Feature proposal: Use find_each/find_in_batches with pluck

I would like to provide a new feature on Rails that consist on the use of pluck when using find_each/find_in_batches to speed up the loop when is not need to access to active record instances.

Do you think this could be incorporated in Rails? For the moment I’m going to implement a solution for our use case on a Rails 3.2 app

Thanks in advance

Can you share an example of this proposal? Vipul A.M. +91-8149-204995

+1

I find one of the most frequent uses of find_each/find_in_batches is looping through a large collection in order to queue up a list of ids for a background job to process. e.g. queuing up a big list of user ids to send an email to. Would be nice to avoid the overhead of AR objects and just do something like:

User.some_scopes.pluck_each(:id) { |id| … }

User.some_scopes.pluck_in_batches { |batch| … }

Or maybe pluck could be an alternative to select?

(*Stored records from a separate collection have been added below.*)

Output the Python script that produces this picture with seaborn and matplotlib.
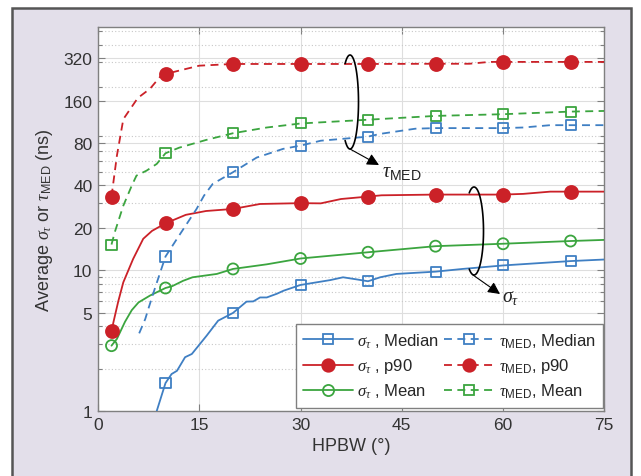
import matplotlib
matplotlib.use("Agg")
import matplotlib.pyplot as plt
import numpy as np
import pandas as pd
import seaborn as sns
from matplotlib.lines import Line2D
from matplotlib.patches import Rectangle
from matplotlib.ticker import LogLocator, NullFormatter

# --- data ------------------------------------------------------------------
marker_x = [2, 10, 20, 30, 40, 50, 60, 70]

sigma_median_x = [8.7, 10, 10.9, 11.7, 12.9, 13.9, 16.1, 17.8, 20, 22, 23, 24, 25,
                  26.5, 27.5, 30, 34.4, 36.3, 38.3, 40, 41.8, 44.2, 50, 54, 60, 70, 75]
sigma_median_y = [1.0, 1.58, 1.83, 1.93, 2.41, 2.54, 3.43, 4.38, 4.97, 5.98, 6.0, 6.4, 6.4,
                  6.8, 7.15, 7.85, 8.5, 8.9, 8.6, 8.34, 8.9, 9.4, 9.76, 10.2, 10.8, 11.6, 11.9]

sigma_p90_x = [2, 2.3, 3, 3.75, 5.2, 6.7, 8, 10, 13, 16, 20, 24, 30, 33, 36, 40, 42,
               50, 60, 63, 67, 70, 75]
sigma_p90_y = [3.68, 4.3, 6.0, 8.2, 12, 16.7, 19, 21.5, 24.7, 26.3, 27.2, 29.5, 29.9,
               29.8, 32, 33.3, 34.0, 34.4, 34.4, 34.8, 36.1, 36.1, 36.1]

sigma_mean_x = [2, 2.8, 4, 5, 6, 7.7, 10, 11, 12.6, 14, 17.6, 20, 25, 30, 40, 50, 60, 70, 75]
sigma_mean_y = [2.91, 3.25, 4.3, 5.2, 5.9, 6.6, 7.47, 7.7, 8.4, 8.9, 9.4, 10.2, 11.0, 12.1,
                13.4, 14.8, 15.4, 16.1, 16.4]

tau_median_x = [6.1, 7.0, 7.45, 8.4, 10, 11.7, 14.6, 15.7, 17, 20, 23.5, 27.4, 30, 33,
                40, 41.8, 47, 50, 60, 63, 67, 70, 75]
tau_median_y = [3.56, 4.5, 5.3, 7.35, 12.5, 16.7, 27.2, 33.8, 41, 49.6, 63, 72.6, 76.6, 83,
                88.7, 92.8, 101, 102, 102, 103, 107, 107, 107]

tau_p90_x = [2, 2.8, 3.75, 5.9, 7.7, 9.2, 10, 12, 15, 20, 30, 40, 50, 55, 58, 60, 70, 75]
tau_p90_y = [33.3, 65, 118, 167, 194, 236, 247, 261, 283, 291, 291, 291, 292, 292, 301,
             301, 301, 301]

tau_mean_x = [2, 2.5, 3.75, 5, 5.7, 7.2, 8.7, 10, 12, 16, 20, 25, 30, 40, 50, 60, 70, 75]
tau_mean_y = [15.2, 18.7, 28.7, 39.8, 46.9, 50.9, 56.8, 67.6, 74, 84, 93.8, 103, 110, 117,
              124.5, 128, 133.6, 135]

x_ticks = [0, 15, 30, 45, 60, 75]
y_ticks = [1, 5, 10, 20, 40, 80, 160, 320]
y_tick_labels = ["1", "5", "10", "20", "40", "80", "160", "320"]

# --- style ------------------------------------------------------------------
BLUE = "#3f7fc3"
RED = "#cb2128"
GREEN = "#3ba53f"
DASH = (0, (4.4, 3.0))

sns.set_theme(style="ticks")
plt.rcParams["font.family"] = ["Liberation Sans", "DejaVu Sans"]
plt.rcParams["mathtext.fontset"] = "custom"
plt.rcParams["mathtext.rm"] = "Liberation Sans"
plt.rcParams["mathtext.sf"] = "Liberation Sans"
plt.rcParams["mathtext.it"] = "Liberation Serif:italic"

W, H = 641, 477
AX_L, AX_R, AX_T, AX_B = 98, 604.3, 28.3, 412  # axes box in pixels

fig = plt.figure(figsize=(W / 100, H / 100), dpi=100, facecolor="white")
fig.patches.append(Rectangle((11.5 / W, -0.05), (631 - 11.5) / W, 1.05 - 9 / H,
                             transform=fig.transFigure, facecolor="#e3dfea",
                             edgecolor="#555555", linewidth=1.8, zorder=-10))
ax = fig.add_axes([AX_L / W, 1 - AX_B / H, (AX_R - AX_L) / W, (AX_B - AX_T) / H])
ax.set_facecolor("white")

series = [
    (sigma_median_x, sigma_median_y, BLUE, "-", "s", "none", 52, 7),
    (sigma_p90_x, sigma_p90_y, RED, "-", "o", RED, 88, 9),
    (sigma_mean_x, sigma_mean_y, GREEN, "-", "o", "none", 63, 8),
    (tau_median_x, tau_median_y, BLUE, DASH, "s", "none", 52, 7),
    (tau_p90_x, tau_p90_y, RED, DASH, "o", RED, 88, 9),
    (tau_mean_x, tau_mean_y, GREEN, DASH, "s", "none", 52, 7),
]

for xs, ys, col, ls, mk, face, s, _ in series:
    df = pd.DataFrame({"x": xs, "y": ys})
    sns.lineplot(data=df, x="x", y="y", ax=ax, color=col, linestyle=ls,
                 linewidth=1.3, estimator=None, sort=True, zorder=3)
    pts = df[df["x"].isin(marker_x)]
    sns.scatterplot(data=pts, x="x", y="y", ax=ax, marker=mk, s=s,
                    facecolor=face, edgecolor=col, linewidth=1.3, zorder=4)

ax.set_yscale("log")
ax.set_xlim(0, 75)
ax.set_ylim(1, 530)
ax.set_xticks(x_ticks)
ax.set_yticks(y_ticks)
ax.set_yticklabels(y_tick_labels)
ax.yaxis.set_minor_locator(LogLocator(base=10, subs=np.arange(2, 10), numticks=20))
ax.yaxis.set_minor_formatter(NullFormatter())

ax.grid(True, which="major", color="#dedede", linewidth=0.8, linestyle="-", zorder=0)
ax.grid(True, which="minor", axis="y", color="#c8c8c8", linewidth=0.8,
        linestyle=(0, (1, 2)), zorder=0)
ax.set_axisbelow(True)

ax.tick_params(which="both", direction="in", top=True, right=True,
               color="#808080", labelcolor="#333333", labelsize=12.5, pad=4)
ax.tick_params(which="major", length=5, width=0.8)
ax.tick_params(which="minor", length=3, width=0.8)
for sp in ax.spines.values():
    sp.set_color("#808080")
    sp.set_linewidth(1.0)

ax.set_xlabel("HPBW (°)", fontsize=13, color="#333333", labelpad=4)
ax.set_ylabel(r"Average $\sigma_\tau$ or $\tau_{\rm MED}$ (ns)", fontsize=13,
              color="#333333", labelpad=6)

# --- legend ---------------------------------------------------------------
labels = [r"$\sigma_\tau$ , Median", r"$\sigma_\tau$ , p90", r"$\sigma_\tau$ , Mean",
          r"$\tau_{\rm MED}$, Median", r"$\tau_{\rm MED}$, p90", r"$\tau_{\rm MED}$, Mean"]
handles = [Line2D([], [], color=col, linestyle=ls, linewidth=1.3, marker=mk,
                  markersize=ms, markerfacecolor=face, markeredgecolor=col,
                  markeredgewidth=1.3)
           for _, _, col, ls, mk, face, _, ms in series]
leg = ax.legend(handles, labels, ncol=2, loc="lower right",
                bbox_to_anchor=(0.9975, 0.008), fontsize=12, handlelength=3.0,
                handletextpad=0.25, columnspacing=0.3, labelspacing=0.4,
                borderpad=0.45, borderaxespad=0, fancybox=False, framealpha=1,
                edgecolor="#808080")
leg.get_frame().set_linewidth(1.0)
leg.set_zorder(6)


# --- annotations (brackets with arrows) -----------------------------------
def px(x, y):
    return ((x - AX_L) / (AX_R - AX_L), (AX_B - y) / (AX_B - AX_T))


def bracket(cx, cy, a, b, t1, t2, start, end, text, tpos):
    t = np.deg2rad(np.linspace(t1, t2, 120))
    pts = [px(cx + a * np.cos(v), cy - b * np.sin(v)) for v in t]
    ax.plot([p[0] for p in pts], [p[1] for p in pts], transform=ax.transAxes,
            color="black", linewidth=1.2, zorder=5, clip_on=False)
    ax.annotate("", xy=px(*end), xytext=px(*start), xycoords="axes fraction",
                textcoords="axes fraction",
                arrowprops=dict(arrowstyle="-|>", color="black", lw=0.8,
                                mutation_scale=18, shrinkA=0, shrinkB=0), zorder=5)
    ax.text(*px(*tpos), text, transform=ax.transAxes, fontsize=14.5, ha="left",
            va="center", color="#222222", zorder=5)


bracket(350, 103, 8.5, 47, -125, 125, (350, 150), (379, 166), r"$\tau_{\rm MED}$", (382, 172))
bracket(474, 232, 9.5, 44, -120, 120, (473, 276), (500, 295), r"$\sigma_\tau$", (502, 298))

fig.savefig("out.png", dpi=100, facecolor=fig.get_facecolor())
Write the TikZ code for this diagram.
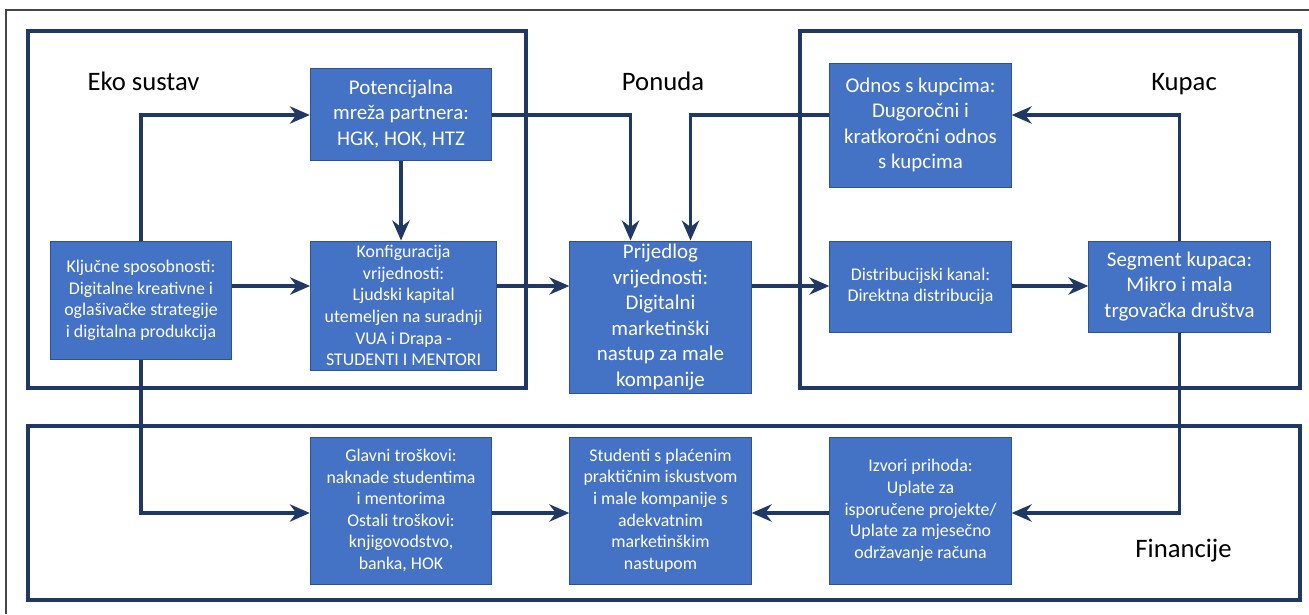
\documentclass[tikz,border=0pt]{standalone}
\usepackage{fontspec}
\setmainfont{Carlito}
\usetikzlibrary{arrows.meta, calc}
\definecolor{boxblue}{RGB}{68,114,196}
\definecolor{boxedge}{RGB}{47,82,143}
\definecolor{linenavy}{RGB}{32,56,100}

\begin{document}
\begin{tikzpicture}[x=0.75pt,y=0.75pt,yscale=-1,xscale=1,
        blok/.style={draw=boxedge, line width=0.75pt, fill=boxblue, text=white, align=center, inner sep=0pt, minimum width=136pt},
        velik/.style={font=\fontsize{15.7}{19.1}\selectfont},
        mali/.style={font=\fontsize{13.4}{16.2}\selectfont},
        okvir/.style={draw=linenavy, line width=2.4pt},
        veza/.style={draw=linenavy, line width=2.4pt, -{Stealth[length=15pt,width=13pt]}},
        naslov/.style={font=\fontsize{20}{24}\selectfont, anchor=base}]
        \useasboundingbox (0,0) rectangle (1309,614);
        
        %outer frame
        \draw [color={rgb, 255:red, 70; green, 70; blue, 70 }, line width=1pt] (6,614) -- (6,10) -- (1309,10) ;
        
        %Group frames
        \draw [okvir] (28,31) rectangle (526,388) ;
        \draw [okvir] (800,31) rectangle (1300,388) ;
        \draw [okvir] (28,426) rectangle (1300,600) ;
        
        % Text Node
        \node [naslov] (eko) at (143.5,90) {Eko sustav};
        \node [naslov] (ponuda) at (663,90) {Ponuda};
        \node [naslov] (kupac) at (1184,90) {Kupac};
        \node [naslov] (financije) at (1183.5,557) {Financije};
        
        % Blocks
        \node [blok, velik, minimum height=69pt] (potencijal) at (401,114) {Potencijalna\\mreža partnera:\\HGK, HOK, HTZ};
        \node [blok, mali, minimum height=89pt] (kljucne) at (141,300.5) {Ključne sposobnosti:\\Digitalne kreativne i\\oglašivačke strategije\\i digitalna produkcija};
        \node [blok, mali, minimum width=139.5pt, minimum height=96.75pt] (konfig) at (403.6,305.5) {Konfiguracija\\vrijednosti:\\Ljudski kapital\\utemeljen na suradnji\\VUA i Drapa -\\STUDENTI I MENTORI};
        \node [blok, velik, minimum height=114pt] (prijedlog) at (660.5,317) {Prijedlog\\vrijednosti:\\Digitalni\\marketinški\\nastup za male\\kompanije};
        \node [blok, velik, minimum height=93pt] (odnos) at (920.5,125) {Odnos s kupcima:\\Dugoročni i\\kratkoročni odnos\\s kupcima};
        \node [blok, mali, minimum height=68.25pt] (distrib) at (920.5,286.5) {Distribucijski kanal:\\Direktna distribucija};
        \node [blok, velik, minimum height=68.25pt] (segment) at (1179.5,286.5) {Segment kupaca:\\Mikro i mala\\trgovačka društva};
        \node [blok, mali, minimum height=110.25pt] (glavni) at (401,510.5) {Glavni troškovi:\\naknade studentima\\i mentorima\\Ostali troškovi:\\knjigovodstvo,\\banka, HOK};
        \node [blok, mali, minimum height=110.25pt] (studenti) at (660.5,510.5) {Studenti s plaćenim\\praktičnim iskustvom\\i male kompanije s\\adekvatnim\\marketinškim\\nastupom};
        \node [blok, mali, minimum height=110.25pt] (izvori) at (920.5,510.5) {Izvori prihoda:\\Uplate za\\isporučene projekte/\\Uplate za mjesečno\\održavanje računa};
        
        %rows of the connectors
        \coordinate (gornji) at (0,115);
        \coordinate (srednji) at (0,286);
        \coordinate (donji) at (0,513);
        
        %Straight Lines
        \draw [veza] (kljucne.north) |- (potencijal.west |- gornji) ;
        \draw [veza] (kljucne.east |- srednji) -- (konfig.west |- srednji) ;
        \draw [veza] (potencijal.south) -- (potencijal.south |- konfig.north) ;
        \draw [veza] (potencijal.east |- gornji) -| ($(prijedlog.north)+(-30,0)$) ;
        \draw [veza] (konfig.east |- srednji) -- (prijedlog.west |- srednji) ;
        \draw [veza] (odnos.west |- gornji) -| ($(prijedlog.north)+(30,0)$) ;
        \draw [veza] (prijedlog.east |- srednji) -- (distrib.west |- srednji) ;
        \draw [veza] (distrib.east |- srednji) -- (segment.west |- srednji) ;
        \draw [veza] (segment.north) |- (odnos.east |- gornji) ;
        \draw [veza] (segment.south) |- (izvori.east |- donji) ;
        \draw [veza] (izvori.west |- donji) -- (studenti.east |- donji) ;
        \draw [veza] (kljucne.south) |- (glavni.west |- donji) ;
        \draw [veza] (glavni.east |- donji) -- (studenti.west |- donji) ;
        
\end{tikzpicture}
\end{document}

User.some_scopes.pluck(:id).find_each { |id| … }

1 Like

Yes, that our use case too, and as you said we wanted to avoid the AR objects overhead

+1

By the way, with the new in_batches API you can do this. a la

User.some_scopes.in_batches.each do |users|

users.pluck(:id)

end

1 Like

Yes, “in_batches” will do the trick.

The problem with the proposed in_batches solution is that each batch produces two database queries, instead of one.

Indeed relation.pluck(:id) triggers a second SQL query… that should be unnecessary to get the IDs, because the batch already has that information.

Is there any way to avoid the second query to the database?

Best solution that I found so far (only 1 query per batch, only select ids) is to use select(:id).find_in_batches, however it unnecessarily instantiate the ActiveRecord objects… We would need something like “pluck_in_batches” to improve that.

2 Likes